Il est l’un des stades les plus atypiques de France : Gabriel-Montpied, l’antre du Clermont Foot, avec une seule vraie grande tribune de 8 000 places, sur les moins de 12 000 qu’il y a au total. Inauguré en 1995, il porte le nom du maire emblématique de Clermont-Ferrand, qui a contribué à la modernisation de la ville pendant ses près de trois décennies de mandat, après un passé de syndicaliste et de résistant haut gradé.

La vie de Gabriel Montpied se décline en trois parties. La première est celle d’un syndicaliste exemplaire, dans le Clermont industriel des années 30. Né en 1903, il devient pupille de la nation lorsque son père meurt dans les combats de la guerre 1914-1918. Ouvrier, puis agent de maîtrise chez Bergougnan, à l’époque l’une des trois industries caoutchoutières du Puy-de-Dôme (avec Torrilhon et Michelin, avant que ce dernier n’avale ses deux concurrents), il développe vite un grand intérêt et un talent indéniable pour la défense de ses camarades de travail. Ardent militant des intérêts de la classe ouvrière, il est un responsable syndical reconnu et respecté à l’échelle locale lorsque la Seconde Guerre mondiale est déclenchée. Très rapidement, il s’engage contre l’occupation allemande et le régime de Vichy. « On peut dire de Gabriel Montpied qu’il est un résistant authentique, éclaire l’historien auvergnat Fabien Conord. De par son histoire personnelle, avec un père mort au front et une jeunesse passée dans ce contexte de conflit avec le voisin allemand, renforcée par le service militaire qu’il a passé dans la Ruhr dans les années 20, il a développé un état d’esprit caractéristique de l’époque, celui d’un patriote intraitable. »

Dans le maquis, il était « Colonel Monique »

La Seconde Guerre mondiale correspond à la deuxième vie de Gabriel Montpied : celle du résistant, entré en clandestinité par choix, qui rejoint le mouvement Libération dès 1941. Deux ans plus tard, au printemps 1943, il est l’un de ceux à qui est confiée la charge d’organiser les premiers maquis.
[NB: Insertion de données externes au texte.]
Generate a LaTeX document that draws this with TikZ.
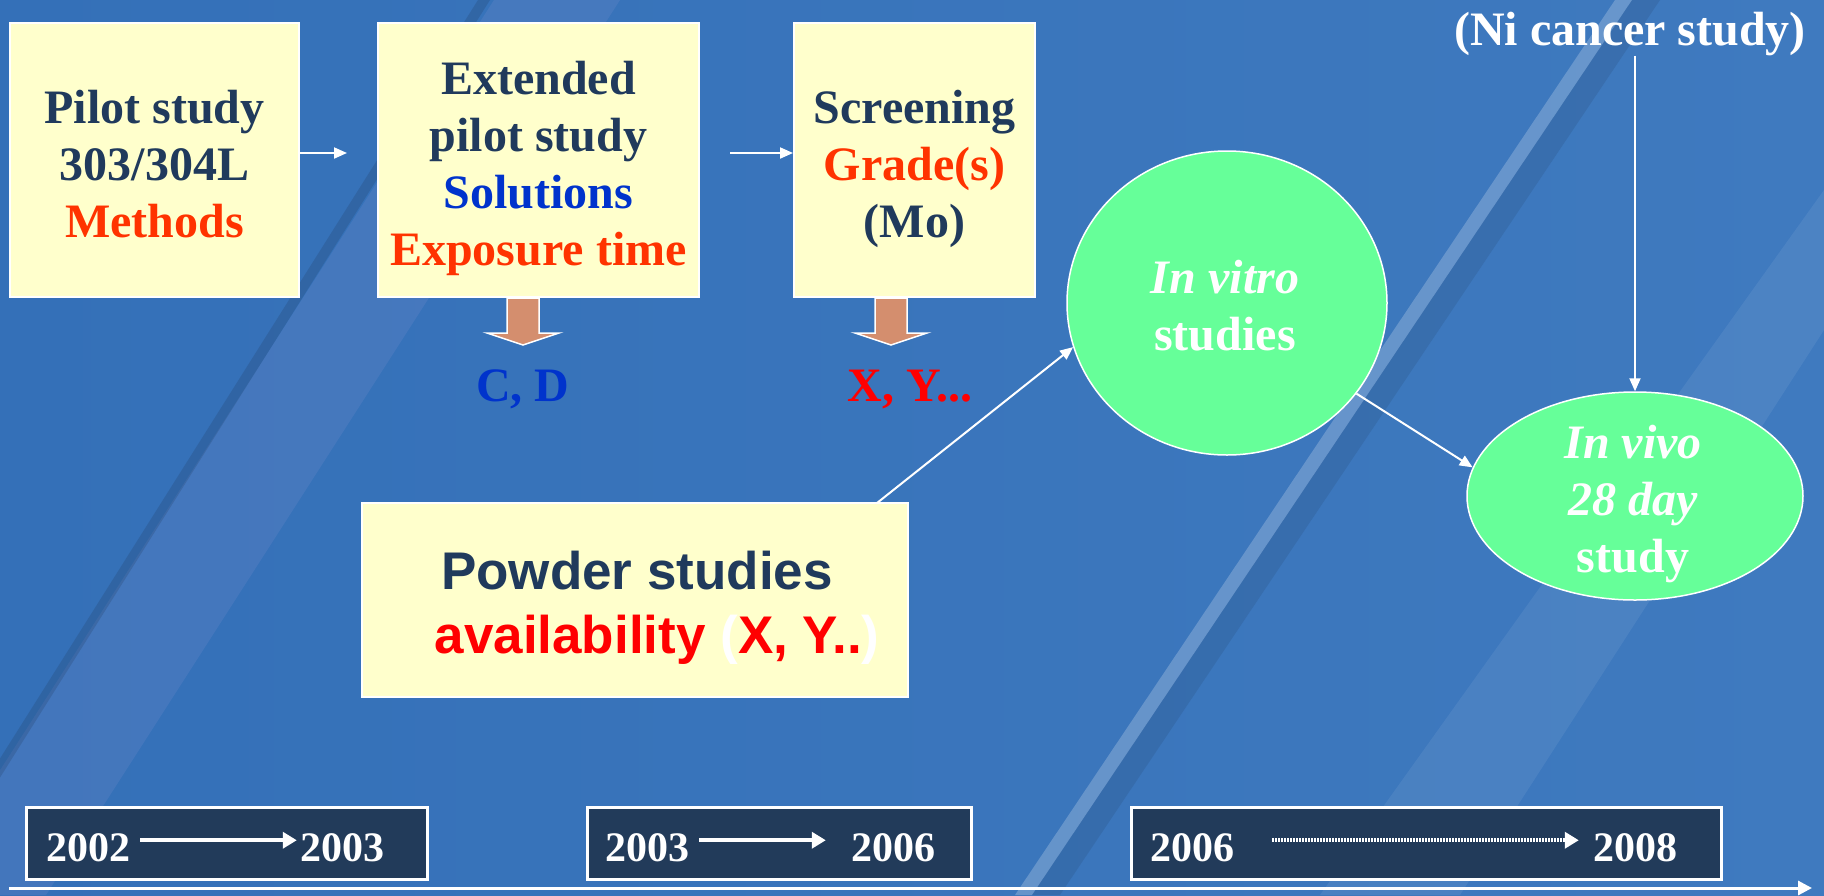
\documentclass[tikz,border=0pt]{standalone}
\usepackage{fontspec}
\setmainfont{Liberation Serif}
\newfontfamily\arialfont{Liberation Sans}
\usetikzlibrary{shapes.geometric,arrows.meta}
\definecolor{navy}{HTML}{203A5C}
\definecolor{orng}{HTML}{FF3300}
\definecolor{blu}{HTML}{0033CC}
\definecolor{rd}{HTML}{FF0000}
\definecolor{boxfill}{HTML}{FFFFCC}
\definecolor{grn}{HTML}{66FF99}
\definecolor{fatc}{HTML}{D48E6E}
\definecolor{tlbox}{HTML}{223B5A}
\definecolor{bgL}{HTML}{3470B8}
\definecolor{bgM}{HTML}{5289CB}
\definecolor{bgR}{HTML}{3F7ABF}
\definecolor{lilac}{HTML}{9C9ED8}
\begin{document}
\begin{tikzpicture}[x=1pt,y=-1pt,
  ybox/.style={draw=white,line width=2pt,fill=boxfill,inner sep=0pt},
  btxt/.style={font=\fontsize{48}{57}\selectfont\bfseries,text=navy,align=center,inner sep=0pt,anchor=north},
  etxt/.style={font=\fontsize{48}{57}\selectfont\bfseries,text=white,align=center,inner sep=0pt,anchor=north},
  ell/.style={ellipse,draw=white,line width=1.5pt,fill=grn,inner sep=0pt},
  warrow/.style={draw=white,line width=2pt,-{Triangle[length=13pt,width=11pt]}},
  fatarrow/.style={fill=fatc,draw=white,line width=1.5pt},
  lbl/.style={font=\fontsize{48}{57}\selectfont\bfseries,inner sep=0pt,anchor=base},
  tlb/.style={draw=white,line width=3pt,fill=tlbox,inner sep=0pt},
  yr/.style={font=\fontsize{42}{42}\selectfont\bfseries,text=white,inner sep=0pt,anchor=base},
  tarrow/.style={draw=white,line width=4pt,-{Triangle[length=14pt,width=16pt]}},
  axarrow/.style={draw=white,line width=3pt,-{Triangle[length=14pt,width=14pt]}}
]
\useasboundingbox (0,0) rectangle (1824,895);
% background
\shade[left color=bgL,middle color=bgM,right color=bgR] (0,0) rectangle (1824,895);
% left streak: light band and dark line
\fill[lilac,opacity=0.15] (494,0) -- (620,0) -- (46,895) -- (-80,895) -- cycle;
\fill[navy,opacity=0.22] (478,0) -- (490,0) -- (-74,895) -- (-86,895) -- cycle;
% middle-right streak: thin light line with dark shadow
\fill[white,opacity=0.22] (1615,0) -- (1632,0) -- (1032,895) -- (1015,895) -- cycle;
\fill[navy,opacity=0.16] (1632,0) -- (1660,0) -- (1060,895) -- (1032,895) -- cycle;
% broad light area on the right
\fill[white,opacity=0.07] (1320,895) -- (1460,895) -- (1824,330) -- (1824,190) -- cycle;
% top boxes
\node[ybox,minimum width=289pt,minimum height=274pt] (b1) at (154.5,160) {};
\node[ybox,minimum width=321pt,minimum height=274pt] (b2) at (538.5,160) {};
\node[ybox,minimum width=241pt,minimum height=274pt] (b3) at (914.5,160) {};
\node[btxt] (t1) at (154.5,89.5) {Pilot study\\303/304L\\\textcolor{orng}{Methods}};
\node[btxt] (t2) at (538.5,60.5) {Extended\\pilot study\\\textcolor{blu}{Solutions}\\\textcolor{orng}{Exposure time}};
\node[btxt] (t3) at (914.5,89.5) {Screening\\\textcolor{orng}{Grade(s)}\\(Mo)};
% connectors between top boxes
\coordinate (a12e) at (347,153);
\draw[warrow] (b1.east |- a12e) -- (a12e);
\coordinate (a23s) at (730,153);
\draw[warrow] (a23s) -- (a23s -| b3.west);
% fat arrows
\path[fatarrow] ([xshift=-15.5pt]b2.south) ++(-16,0) -- ++(0,35) -- ++(-20,0) -- ++(36,12) -- ++(36,-12) -- ++(-20,0) -- ++(0,-35) -- cycle;
\path[fatarrow] ([xshift=-23.5pt]b3.south) ++(-16,0) -- ++(0,35) -- ++(-20,0) -- ++(36,12) -- ++(36,-12) -- ++(-20,0) -- ++(0,-35) -- cycle;
\node[lbl,text=blu] (cd) at (523,401) {C, D};
\node[lbl,text=rd] (xy) at (910,401) {X, Y...};
% ellipses
\node[ell,minimum width=320pt,minimum height=304pt] (iv) at (1227,303) {};
\node[etxt] (ivt) at (1225,260) {\textit{In vitro}\\studies};
\node[ell,minimum width=336pt,minimum height=208pt] (ivv) at (1635,496) {};
\node[etxt] (ivvt) at (1633,425) {\textit{In vivo}\\\textit{28 day}\\study};
\node[lbl,text=white] (ni) at (1630,45) {(Ni cancer study)};
\draw[warrow] (ni.south -| ivv.north) -- (ivv.north);
\draw[warrow] (iv.325) -- (ivv.170);
% powder box
\node[ybox,minimum width=546pt,minimum height=194pt] (pw) at (635,600) {};
\node[inner sep=0pt,anchor=north,align=center,font=\arialfont\fontsize{53}{64}\selectfont\bfseries] (pwt) at (637,551)
  {\textcolor{navy}{Powder studies}\\\hspace*{40pt}\textcolor{rd}{availability {\color{white}(}X, Y..{\color{white})}}};
\coordinate (ps) at (877,503);
\draw[warrow] (ps) -- (iv.196);
% timeline
\node[tlb,minimum width=401pt,minimum height=72pt] (ta) at (226.5,843) {};
\node[tlb,minimum width=384pt,minimum height=72pt] (tb) at (779,843) {};
\node[tlb,minimum width=590pt,minimum height=72pt] (tc) at (1426,843) {};
\node[yr] (a1) at (88,861) {2002};
\node[yr] (a2) at (342,861) {2003};
\node[yr] (b1y) at (647,861) {2003};
\node[yr] (b2y) at (893,861) {2006};
\node[yr] (c1) at (1192,861) {2006};
\node[yr] (c2) at (1635,861) {2008};
\draw[tarrow] ([xshift=10pt,yshift=7pt]a1.east) -- ([xshift=-3pt,yshift=7pt]a2.west);
\draw[tarrow] ([xshift=10pt,yshift=7pt]b1y.east) -- ([xshift=-25pt,yshift=7pt]b2y.west);
\draw[tarrow,dash pattern=on 2pt off 1pt] ([xshift=38pt,yshift=7pt]c1.east) -- ([xshift=-14pt,yshift=7pt]c2.west);
\coordinate (ax0) at (9,888);
\coordinate (ax1) at (1812,888);
\draw[axarrow] (ax0) -- (ax1);
\end{tikzpicture}
\end{document}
Il en met un en place du côté de Riom, monte en grade dans la hiérarchie de la résistance et est nommé chef action des Mouvements unis de la Résistance, la grande organisation qui se met en place à ce moment-là sous la direction de Jean Moulin en France et du général de Gaulle depuis son exil. À Clermont, il est alors connu sous le pseudonyme de « Colonel Monique » et participe activement à la libération de la région. C’est pour toutes les actions qu’il a entreprises depuis le début du conflit qu’il reçoit la Légion d’honneur à titre militaire en 1945. À ce moment-là déjà, Gabriel Montpied a quitté cette deuxième vie de résistant, courte, mais intense et décisive pour la suivante, ayant été nommé maire de Clermont-Ferrand en 1944 par le comité de libération, l’organisme transitionnel post-régime de Vichy. Cette nomination est confirmée un an plus tard lors des premières élections municipales d’après-guerre. Après le Gabriel Montpied syndicaliste, le Gabriel Montpied résistant, il y a désormais le Gabriel Montpied homme politique.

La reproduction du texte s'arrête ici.